Short problem:
Your job is to retype all of the data word for word, leaving every image out.

Data segment:

__________________________________________________

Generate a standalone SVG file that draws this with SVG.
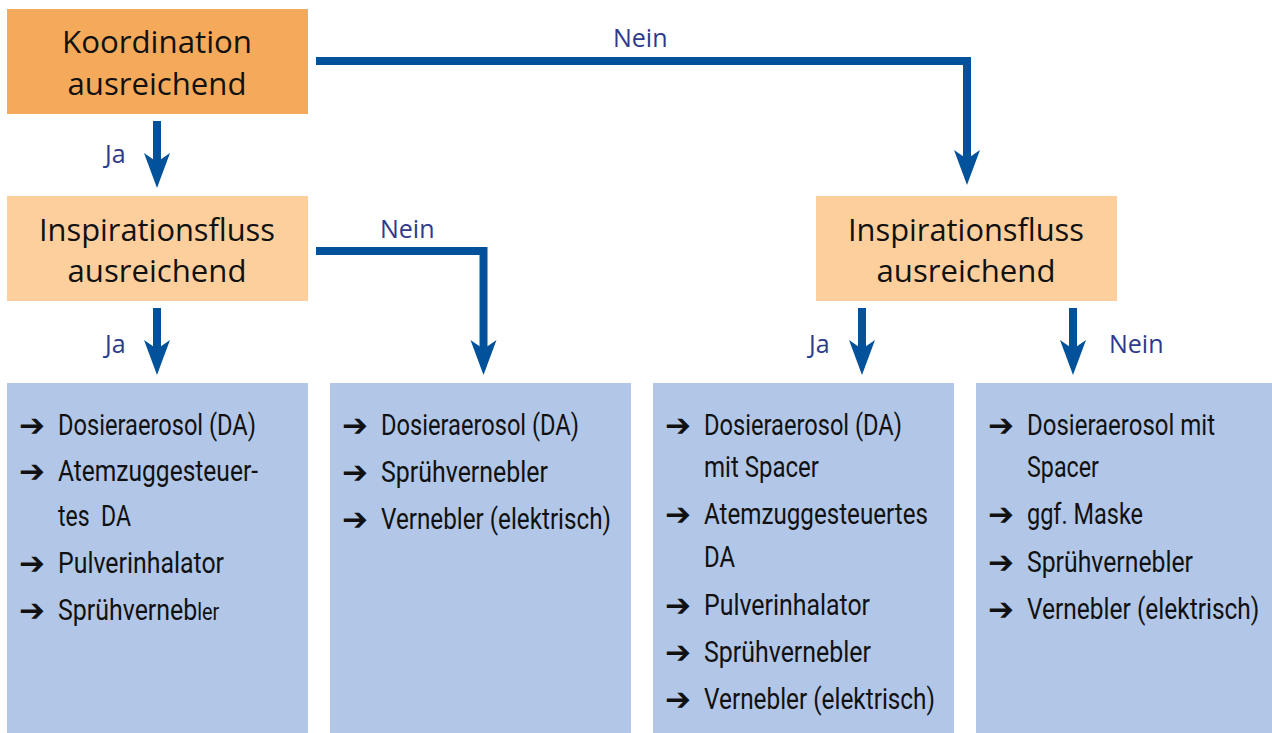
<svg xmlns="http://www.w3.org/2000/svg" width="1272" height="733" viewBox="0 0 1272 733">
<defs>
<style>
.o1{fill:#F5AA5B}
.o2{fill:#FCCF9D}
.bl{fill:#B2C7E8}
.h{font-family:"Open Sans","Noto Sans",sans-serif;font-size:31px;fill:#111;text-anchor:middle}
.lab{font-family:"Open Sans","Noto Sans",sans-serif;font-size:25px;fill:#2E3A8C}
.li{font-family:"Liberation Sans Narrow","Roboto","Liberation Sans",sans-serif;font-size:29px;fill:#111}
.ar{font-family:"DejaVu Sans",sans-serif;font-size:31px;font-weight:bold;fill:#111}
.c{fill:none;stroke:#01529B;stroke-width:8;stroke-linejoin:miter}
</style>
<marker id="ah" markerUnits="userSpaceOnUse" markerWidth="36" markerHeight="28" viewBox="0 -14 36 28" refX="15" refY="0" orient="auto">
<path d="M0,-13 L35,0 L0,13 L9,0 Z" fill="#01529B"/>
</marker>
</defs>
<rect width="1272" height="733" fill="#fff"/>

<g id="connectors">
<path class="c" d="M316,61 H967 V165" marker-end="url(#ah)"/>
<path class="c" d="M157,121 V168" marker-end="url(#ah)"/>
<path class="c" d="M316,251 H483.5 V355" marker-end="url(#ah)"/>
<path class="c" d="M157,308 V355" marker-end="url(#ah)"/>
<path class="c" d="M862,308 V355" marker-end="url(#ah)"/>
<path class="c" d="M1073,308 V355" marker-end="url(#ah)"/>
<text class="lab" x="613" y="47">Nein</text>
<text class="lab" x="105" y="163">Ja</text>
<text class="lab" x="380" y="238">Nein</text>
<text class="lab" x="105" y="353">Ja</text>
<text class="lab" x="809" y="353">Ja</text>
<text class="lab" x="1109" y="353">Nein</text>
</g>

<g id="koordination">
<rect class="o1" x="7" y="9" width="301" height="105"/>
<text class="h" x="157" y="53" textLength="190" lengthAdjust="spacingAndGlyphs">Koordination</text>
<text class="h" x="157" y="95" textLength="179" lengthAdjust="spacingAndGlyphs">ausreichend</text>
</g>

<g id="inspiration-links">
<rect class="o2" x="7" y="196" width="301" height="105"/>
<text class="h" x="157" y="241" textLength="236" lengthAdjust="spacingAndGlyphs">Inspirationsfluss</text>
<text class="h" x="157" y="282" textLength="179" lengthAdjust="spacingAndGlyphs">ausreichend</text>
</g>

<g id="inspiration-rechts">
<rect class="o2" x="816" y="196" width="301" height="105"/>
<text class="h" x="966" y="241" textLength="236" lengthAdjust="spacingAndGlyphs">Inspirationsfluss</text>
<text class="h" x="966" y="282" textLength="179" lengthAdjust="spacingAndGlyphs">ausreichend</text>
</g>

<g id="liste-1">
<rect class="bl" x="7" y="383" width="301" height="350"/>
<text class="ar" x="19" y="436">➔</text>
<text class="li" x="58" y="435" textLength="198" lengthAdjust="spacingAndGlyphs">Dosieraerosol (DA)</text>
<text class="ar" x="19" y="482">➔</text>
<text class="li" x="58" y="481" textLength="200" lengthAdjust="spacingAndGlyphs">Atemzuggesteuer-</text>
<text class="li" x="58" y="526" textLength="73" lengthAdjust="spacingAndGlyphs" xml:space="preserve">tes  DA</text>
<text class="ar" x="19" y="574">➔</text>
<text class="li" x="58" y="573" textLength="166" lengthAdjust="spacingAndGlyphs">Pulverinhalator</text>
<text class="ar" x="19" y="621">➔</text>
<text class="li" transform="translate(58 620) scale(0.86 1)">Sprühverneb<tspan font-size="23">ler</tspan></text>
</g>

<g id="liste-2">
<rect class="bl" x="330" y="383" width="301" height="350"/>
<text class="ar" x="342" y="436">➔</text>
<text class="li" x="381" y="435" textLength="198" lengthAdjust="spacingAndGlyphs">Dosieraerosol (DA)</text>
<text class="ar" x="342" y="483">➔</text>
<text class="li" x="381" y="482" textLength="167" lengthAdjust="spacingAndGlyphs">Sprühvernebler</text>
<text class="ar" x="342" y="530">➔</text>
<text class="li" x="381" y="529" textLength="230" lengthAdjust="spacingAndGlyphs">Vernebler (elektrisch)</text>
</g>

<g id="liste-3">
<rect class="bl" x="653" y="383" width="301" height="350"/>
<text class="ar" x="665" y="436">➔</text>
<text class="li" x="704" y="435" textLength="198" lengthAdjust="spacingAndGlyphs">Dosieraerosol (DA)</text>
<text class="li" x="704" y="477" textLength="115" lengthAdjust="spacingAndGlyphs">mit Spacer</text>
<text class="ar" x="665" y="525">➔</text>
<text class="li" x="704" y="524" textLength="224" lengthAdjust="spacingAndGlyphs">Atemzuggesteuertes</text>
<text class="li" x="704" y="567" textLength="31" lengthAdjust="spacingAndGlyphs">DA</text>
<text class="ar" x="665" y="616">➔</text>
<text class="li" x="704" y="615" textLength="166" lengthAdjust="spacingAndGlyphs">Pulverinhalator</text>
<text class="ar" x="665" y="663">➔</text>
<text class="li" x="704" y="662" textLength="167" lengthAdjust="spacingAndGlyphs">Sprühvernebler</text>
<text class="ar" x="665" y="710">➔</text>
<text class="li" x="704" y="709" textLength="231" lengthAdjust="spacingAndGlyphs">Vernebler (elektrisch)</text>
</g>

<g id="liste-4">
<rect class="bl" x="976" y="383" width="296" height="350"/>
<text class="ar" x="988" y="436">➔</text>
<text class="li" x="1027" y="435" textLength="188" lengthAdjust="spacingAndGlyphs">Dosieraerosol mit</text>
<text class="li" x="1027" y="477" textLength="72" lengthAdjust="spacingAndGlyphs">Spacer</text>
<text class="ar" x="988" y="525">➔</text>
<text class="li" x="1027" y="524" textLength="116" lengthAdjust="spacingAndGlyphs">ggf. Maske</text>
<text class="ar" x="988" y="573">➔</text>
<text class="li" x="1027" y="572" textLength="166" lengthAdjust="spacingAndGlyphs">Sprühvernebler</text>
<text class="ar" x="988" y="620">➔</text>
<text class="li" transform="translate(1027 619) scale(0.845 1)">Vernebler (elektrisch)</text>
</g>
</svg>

__________________________________________________

Response for this exercise:
Generate a standalone SVG file that draws this with SVG.
<svg xmlns="http://www.w3.org/2000/svg" width="1272" height="733" viewBox="0 0 1272 733">
<defs>
<style>
.o1{fill:#F5AA5B}
.o2{fill:#FCCF9D}
.bl{fill:#B2C7E8}
.h{font-family:"Open Sans","Noto Sans",sans-serif;font-size:31px;fill:#111;text-anchor:middle}
.lab{font-family:"Open Sans","Noto Sans",sans-serif;font-size:25px;fill:#2E3A8C}
.li{font-family:"Liberation Sans Narrow","Roboto","Liberation Sans",sans-serif;font-size:29px;fill:#111}
.ar{font-family:"DejaVu Sans",sans-serif;font-size:31px;font-weight:bold;fill:#111}
.c{fill:none;stroke:#01529B;stroke-width:8;stroke-linejoin:miter}
</style>
<marker id="ah" markerUnits="userSpaceOnUse" markerWidth="36" markerHeight="28" viewBox="0 -14 36 28" refX="15" refY="0" orient="auto">
<path d="M0,-13 L35,0 L0,13 L9,0 Z" fill="#01529B"/>
</marker>
</defs>
<rect width="1272" height="733" fill="#fff"/>

<g id="connectors">
<path class="c" d="M316,61 H967 V165" marker-end="url(#ah)"/>
<path class="c" d="M157,121 V168" marker-end="url(#ah)"/>
<path class="c" d="M316,251 H483.5 V355" marker-end="url(#ah)"/>
<path class="c" d="M157,308 V355" marker-end="url(#ah)"/>
<path class="c" d="M862,308 V355" marker-end="url(#ah)"/>
<path class="c" d="M1073,308 V355" marker-end="url(#ah)"/>
<text class="lab" x="613" y="47">Nein</text>
<text class="lab" x="105" y="163">Ja</text>
<text class="lab" x="380" y="238">Nein</text>
<text class="lab" x="105" y="353">Ja</text>
<text class="lab" x="809" y="353">Ja</text>
<text class="lab" x="1109" y="353">Nein</text>
</g>

<g id="koordination">
<rect class="o1" x="7" y="9" width="301" height="105"/>
<text class="h" x="157" y="53" textLength="190" lengthAdjust="spacingAndGlyphs">Koordination</text>
<text class="h" x="157" y="95" textLength="179" lengthAdjust="spacingAndGlyphs">ausreichend</text>
</g>

<g id="inspiration-links">
<rect class="o2" x="7" y="196" width="301" height="105"/>
<text class="h" x="157" y="241" textLength="236" lengthAdjust="spacingAndGlyphs">Inspirationsfluss</text>
<text class="h" x="157" y="282" textLength="179" lengthAdjust="spacingAndGlyphs">ausreichend</text>
</g>

<g id="inspiration-rechts">
<rect class="o2" x="816" y="196" width="301" height="105"/>
<text class="h" x="966" y="241" textLength="236" lengthAdjust="spacingAndGlyphs">Inspirationsfluss</text>
<text class="h" x="966" y="282" textLength="179" lengthAdjust="spacingAndGlyphs">ausreichend</text>
</g>

<g id="liste-1">
<rect class="bl" x="7" y="383" width="301" height="350"/>
<text class="ar" x="19" y="436">➔</text>
<text class="li" x="58" y="435" textLength="198" lengthAdjust="spacingAndGlyphs">Dosieraerosol (DA)</text>
<text class="ar" x="19" y="482">➔</text>
<text class="li" x="58" y="481" textLength="200" lengthAdjust="spacingAndGlyphs">Atemzuggesteuer-</text>
<text class="li" x="58" y="526" textLength="73" lengthAdjust="spacingAndGlyphs" xml:space="preserve">tes  DA</text>
<text class="ar" x="19" y="574">➔</text>
<text class="li" x="58" y="573" textLength="166" lengthAdjust="spacingAndGlyphs">Pulverinhalator</text>
<text class="ar" x="19" y="621">➔</text>
<text class="li" transform="translate(58 620) scale(0.86 1)">Sprühverneb<tspan font-size="23">ler</tspan></text>
</g>

<g id="liste-2">
<rect class="bl" x="330" y="383" width="301" height="350"/>
<text class="ar" x="342" y="436">➔</text>
<text class="li" x="381" y="435" textLength="198" lengthAdjust="spacingAndGlyphs">Dosieraerosol (DA)</text>
<text class="ar" x="342" y="483">➔</text>
<text class="li" x="381" y="482" textLength="167" lengthAdjust="spacingAndGlyphs">Sprühvernebler</text>
<text class="ar" x="342" y="530">➔</text>
<text class="li" x="381" y="529" textLength="230" lengthAdjust="spacingAndGlyphs">Vernebler (elektrisch)</text>
</g>

<g id="liste-3">
<rect class="bl" x="653" y="383" width="301" height="350"/>
<text class="ar" x="665" y="436">➔</text>
<text class="li" x="704" y="435" textLength="198" lengthAdjust="spacingAndGlyphs">Dosieraerosol (DA)</text>
<text class="li" x="704" y="477" textLength="115" lengthAdjust="spacingAndGlyphs">mit Spacer</text>
<text class="ar" x="665" y="525">➔</text>
<text class="li" x="704" y="524" textLength="224" lengthAdjust="spacingAndGlyphs">Atemzuggesteuertes</text>
<text class="li" x="704" y="567" textLength="31" lengthAdjust="spacingAndGlyphs">DA</text>
<text class="ar" x="665" y="616">➔</text>
<text class="li" x="704" y="615" textLength="166" lengthAdjust="spacingAndGlyphs">Pulverinhalator</text>
<text class="ar" x="665" y="663">➔</text>
<text class="li" x="704" y="662" textLength="167" lengthAdjust="spacingAndGlyphs">Sprühvernebler</text>
<text class="ar" x="665" y="710">➔</text>
<text class="li" x="704" y="709" textLength="231" lengthAdjust="spacingAndGlyphs">Vernebler (elektrisch)</text>
</g>

<g id="liste-4">
<rect class="bl" x="976" y="383" width="296" height="350"/>
<text class="ar" x="988" y="436">➔</text>
<text class="li" x="1027" y="435" textLength="188" lengthAdjust="spacingAndGlyphs">Dosieraerosol mit</text>
<text class="li" x="1027" y="477" textLength="72" lengthAdjust="spacingAndGlyphs">Spacer</text>
<text class="ar" x="988" y="525">➔</text>
<text class="li" x="1027" y="524" textLength="116" lengthAdjust="spacingAndGlyphs">ggf. Maske</text>
<text class="ar" x="988" y="573">➔</text>
<text class="li" x="1027" y="572" textLength="166" lengthAdjust="spacingAndGlyphs">Sprühvernebler</text>
<text class="ar" x="988" y="620">➔</text>
<text class="li" transform="translate(1027 619) scale(0.845 1)">Vernebler (elektrisch)</text>
</g>
</svg>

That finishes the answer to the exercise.